5. For the subject, see A. Grafton, The Footnote: A Curious History. Cambridge, Mass. 1997, which is wickedly delightful as well as highly informative. Typical is the judgement passed upon Lorenzo Valla at p. 74-75.
6. J. Malitz, “Die Kanzlei Caesars: Herrschaftsorganisation zwischen Republik und Prinzipat,” Historia 36 (1987) 51-72.
7. E.g. p. XIX n.53, where it is claimed vis-à-vis Rambaud, L’art de la déformation is “von Gelzer beifällig zitiert”. Gelzer himself notes that “geht das Buch von M. Rambaud . . . von ganz falschen Voraussetzungen aus” and caustically refers readers to other scholars’ unfavourable reception of Rambaud’s work. If that is approval, then condemnation is to be feared in truth. As another example, the reviewer thinks it opportune to note that the culmination of F. Millar’s ground-breaking articles upon the democratic nature of the middle and late Republic came with the publication of his Jerome lectures (given at the AAR in 1994-95) in 1998, not in 2001 fitting though that date might have been in some ways.

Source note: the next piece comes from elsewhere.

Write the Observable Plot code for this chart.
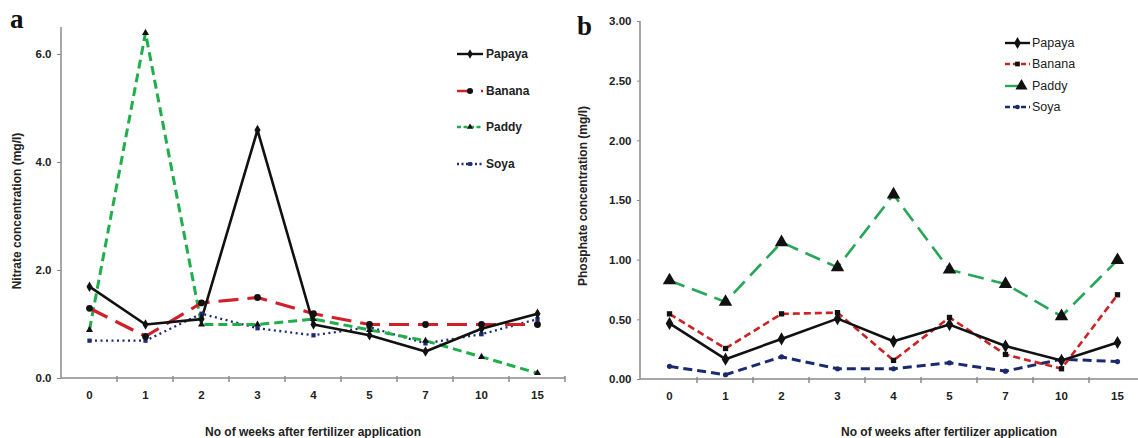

8. The error had been remarked by E. Badian, Gnomon 33 (1961) 597-600, here 597. It is interesting to observe that this error did not occur in the map accompanying the 5th printing in 1943, which was done by the publishing house Georg D.W. Callwey. That map, however, has its own strange items, e.g. the anachronistic indication of cities such as Lüttich, Worms, and Speyer.
9. See, for example, the exemplary work of P. Petitmengin et al., Pélagie la pénitente : métamorphoses d’une légende, 2 vols. Etudes Augustiniennes 84 and 104. Paris 1980-1984.